• Methods to work out the margin

    If you are selling property under the margin scheme that you originally purchased, or held an interest in, before 1 July 2000, you can calculate the GST payable using either:

    • the consideration method, or
    • the valuation method.

    If you are selling property under the margin scheme and you originally purchased or held an interest in it on or after 1 July 2000, you must use the consideration method. You cannot use the valuation method.

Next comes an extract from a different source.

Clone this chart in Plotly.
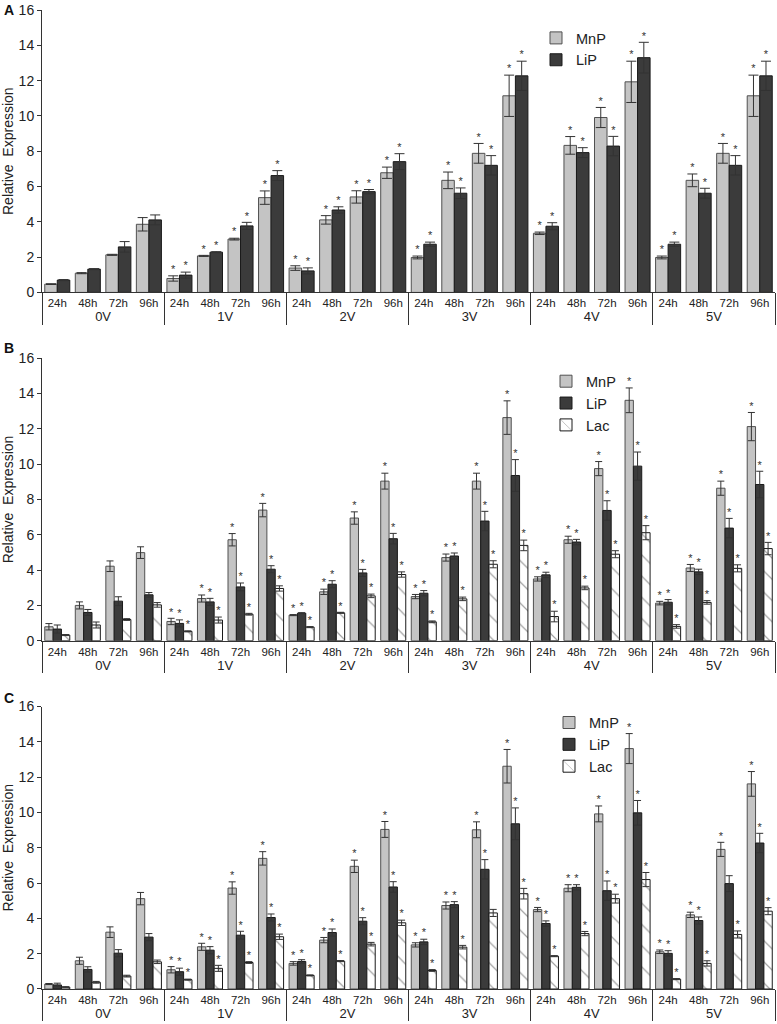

    You must choose to apply the margin scheme at or before the time you sell your property. However, in some circumstances we may approve a request for more time.

    Find out about:

    See also:

    • GSTR 2006/7 Goods and services tax: how the margin scheme applies to a supply of real property made on or after 1 December 2005 that was acquired or held before 1 July 2000
    • GSTR 2006/8 Goods and services tax: the margin scheme for supplies of real property acquired on or after 1 July 2000
    • GSTR 2000/21 Goods and services tax: the margin scheme for supplies of real property held prior to 1 July 2000
    • Requests for more time

    The consideration method

    You can use the consideration method to calculate the GST payable under the margin scheme regardless of when you purchased the property you are selling.

    Using the consideration method, the margin is the difference between the property’s selling price and the original purchase price. That is, the sale price less the purchase price equals the ‘margin’.

    The sale price must include any settlement adjustments contained within the sales contract.

    When working out the margin using the consideration method, do not include any of the following as part of the purchase price:

    • costs for developing the property
    • legal fees
    • any options you purchased
    • stamp duty
    • any other related purchase expenses.

    Example: using the consideration method for property purchased on or after 1 July 2000

    Bob is a GST registered builder. On 1 December 2002, Bob purchased a block of land for $150,000 from a vendor who was not registered for GST.

    Bob paid $550 in conveyancing fees and $7,000 in stamp duty on the purchase of the land.

    Bob later constructed a house on the land and sold the house and land for $315,000. Bob chose to use the margin scheme to work out the GST on the sale.

    The margin for the sale of the house and land package is $165,000, ie the sale price of the property minus the purchase price of the property ($315,000 − $150,000).

    The GST Bob must pay on the margin for the sale is $15,000 ($165,000 × 1/11th).

    Bob has a tax invoice for the conveyancing fees and can claim a GST credit of $50 ($550 × 1/11th) in the tax period to which the purchase applies.

    Bob also holds tax invoices for $110,000 of business purchases he made when building the house. Bob is able to claim $10,000 in GST credits for these purchases.

    Bob is not entitled to any GST credits on the stamp duty as GST is not included in the cost.

    Example: using the consideration method for property purchased before 1 July 2000

    James is registered for GST and reports GST quarterly.

    On 15 June 2000 James purchased vacant land for $110,000 as part of his business. In May 2008, James contracted to sell the land for $220,000 and specified in the contract that he would apply the margin scheme.

    The margin for the sale of the land is $110,000, ie the sale price of the property minus the purchase price ($220,000 − $110,000). The GST James must pay on the margin for the sale is $10,000 ($110,000 × 1/11th).

    Because James chose to apply the margin scheme, the purchaser cannot claim a GST credit.

    End of example

    See also:

    • GSTD 2006/3 Goods and services tax: are settlement adjustments taken into account to determine the consideration for the supply or acquisition of real property?

    The valuation method

    You can generally only use the valuation method to work out the margin if you originally purchased your property before 1 July 2000. Using the valuation method, the margin is the difference between the selling price and the value of the property (usually as at 1 July 2000).

    You can only use the valuation method if you hold an approved valuation.

    Example: using the valuation method

    Bayview Limited is a GST-registered property developer and reports GST on a monthly basis.

    Bayview bought land in 1970 for $30,000. In September 2008 they entered into a sales contract to sell the land for $1.44 million. The contract stated that the margin scheme would be used to work out the GST on the sale. Settlement occurred on 2 December 2008.

    Prior to settlement, in November 2008, Bayview obtained a professional valuation of the land (as at 1 July 2000) of $1 million.

    Using the valuation method, Bayview calculated the margin as $440,000, ie the selling price minus the value of the land provided in the professional valuation ($1,440,000 − $1,000,000).

    Bayview’s tax period ends on 31 December. When lodging their December 2008 activity statement, Bayview reported and paid the $40,000 GST (1/11 of $440,000) on the sale of the land.

    Because Bayview chose to apply the margin scheme, the purchaser cannot claim a GST credit for the GST included in the price they paid for the property.

    End of example

    See also:

    Changing methods

    If you purchased your property before 1 July 2000 you can change how you calculate the margin, using either the consideration or valuation method, up until the due date for your activity statement to be lodged for the relevant tax period.